> **To be done**
Look at the data below and print exactly the lines from its first line through the line with "snr = [-40, -30, -20, -10, 0, 10, 20, 30, 40]"; the pictures stay out of the copy.

* * *

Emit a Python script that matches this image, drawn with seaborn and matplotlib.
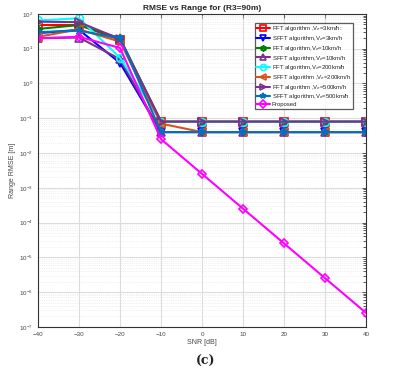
import numpy as np
import pandas as pd
import seaborn as sns
import matplotlib.pyplot as plt
from matplotlib.ticker import LogLocator, NullFormatter

snr = [-40, -30, -20, -10, 0, 10, 20, 30, 40]

fft_3 = [48, 48, 18, 0.08, 0.08, 0.08, 0.08, 0.08, 0.08]
sfft_3 = [28, 35, 3.9, 0.04, 0.04, 0.04, 0.04, 0.04, 0.04]
fft_10 = [37, 48, 20, 0.08, 0.08, 0.08, 0.08, 0.08, 0.08]
sfft_10 = [20, 21, 5, 0.04, 0.04, 0.04, 0.04, 0.04, 0.04]
fft_200 = [65, 75, 5.5, 0.08, 0.08, 0.08, 0.08, 0.08, 0.08]
sfft_200 = [22, 36, 16, 0.07, 0.04, 0.04, 0.04, 0.04, 0.04]
fft_500 = [60, 58, 19, 0.08, 0.08, 0.08, 0.08, 0.08, 0.08]
sfft_500 = [30, 33, 20, 0.04, 0.04, 0.04, 0.04, 0.04, 0.04]
proposed = [20, 22, 10.5, 0.025, 0.0025, 2.5e-4, 2.5e-5, 2.5e-6, 2.5e-7]

labels = ["FFT algorithm ,V$_e$=3km/h:",
          "SFFT algorithm,V$_e$=3km/h",
          "FFT algorithm,V$_e$=10km/h",
          "SFFT algorithm,V$_e$=10km/h",
          "FFT algorithm,V$_e$=200km/h",
          "SFFT algorithm ,V$_e$=200km/h",
          "FFT algorithm ,V$_e$=500km/h",
          "SFFT algorithm,V$_e$=500km/h",
          "Proposed"]
series = [fft_3, sfft_3, fft_10, sfft_10, fft_200, sfft_200, fft_500, sfft_500, proposed]

colors = ["red", "blue", "#008000", "#7E2F8E", "cyan", "#D95319", "#7E2F8E", "#0072BD", "magenta"]
markers = ["s", "v", (6, 1, 0), "^", "o", "<", ">", "*", "D"]
filled = [False, False, False, False, False, False, False, True, False]

sns.set_style("white")
plt.rcParams['font.family'] = ['Liberation Sans', 'DejaVu Sans']

fig = plt.figure(figsize=(3.94, 3.77), dpi=100)
ax = fig.add_axes([0.0964, 0.133, 0.833, 0.830])

for i, vals in enumerate(series):
    df = pd.DataFrame({"snr": snr, "rmse": vals})
    sns.lineplot(data=df, x="snr", y="rmse", ax=ax, color=colors[i], lw=1.5,
                 marker=markers[i], markersize=5.5 if markers[i] != "D" else 4.5,
                 markerfacecolor=colors[i] if filled[i] else "none",
                 markeredgecolor=colors[i], markeredgewidth=1.2, label=labels[i])

ax.set_yscale("log")
ax.set_xlim(-40, 40)
ax.set_ylim(1e-7, 1e2)
ax.set_xticks(snr)
ax.yaxis.set_major_locator(LogLocator(base=10, numticks=12))
ax.yaxis.set_minor_locator(LogLocator(base=10, subs=np.arange(2, 10), numticks=12))
ax.yaxis.set_minor_formatter(NullFormatter())
ax.grid(True, which="major", color="#dcdcdc", lw=0.8)
ax.grid(True, which="minor", color="#e4e4e4", lw=0.5, ls=":")
ax.set_axisbelow(True)
ax.tick_params(axis="both", which="both", direction="in", top=True, right=True,
               labelsize=4.5, colors="#444444", length=3, width=0.6)
ax.tick_params(axis="y", which="minor", length=2)
for s in ax.spines.values():
    s.set_color("#333333")
    s.set_linewidth(0.8)

ax.set_title("RMSE vs Range for (R3=90m)", fontsize=6, fontweight="bold", pad=3)
ax.set_xlabel("SNR [dB]", fontsize=5, color="#444444", labelpad=2)
ax.set_ylabel("Range RMSE [m]", fontsize=5, color="#444444", labelpad=2)

leg = ax.legend(loc="upper right", fontsize=4.3, frameon=True, fancybox=False,
                edgecolor="#333333", handlelength=2.2, handletextpad=0.4,
                borderpad=0.3, labelspacing=0.12, markerscale=0.8,
                bbox_to_anchor=(0.97, 0.982))
leg.get_frame().set_linewidth(0.9)

fig.text(0.523, 0.04, "(c)", fontsize=9, fontweight="bold", family="DejaVu Serif",
         ha="center", va="center", color="#222222")

fig.savefig("out.png", dpi=100)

* * *

> **Result for this task**
Emit a Python script that matches this image, drawn with seaborn and matplotlib.
import numpy as np
import pandas as pd
import seaborn as sns
import matplotlib.pyplot as plt
from matplotlib.ticker import LogLocator, NullFormatter

snr = [-40, -30, -20, -10, 0, 10, 20, 30, 40]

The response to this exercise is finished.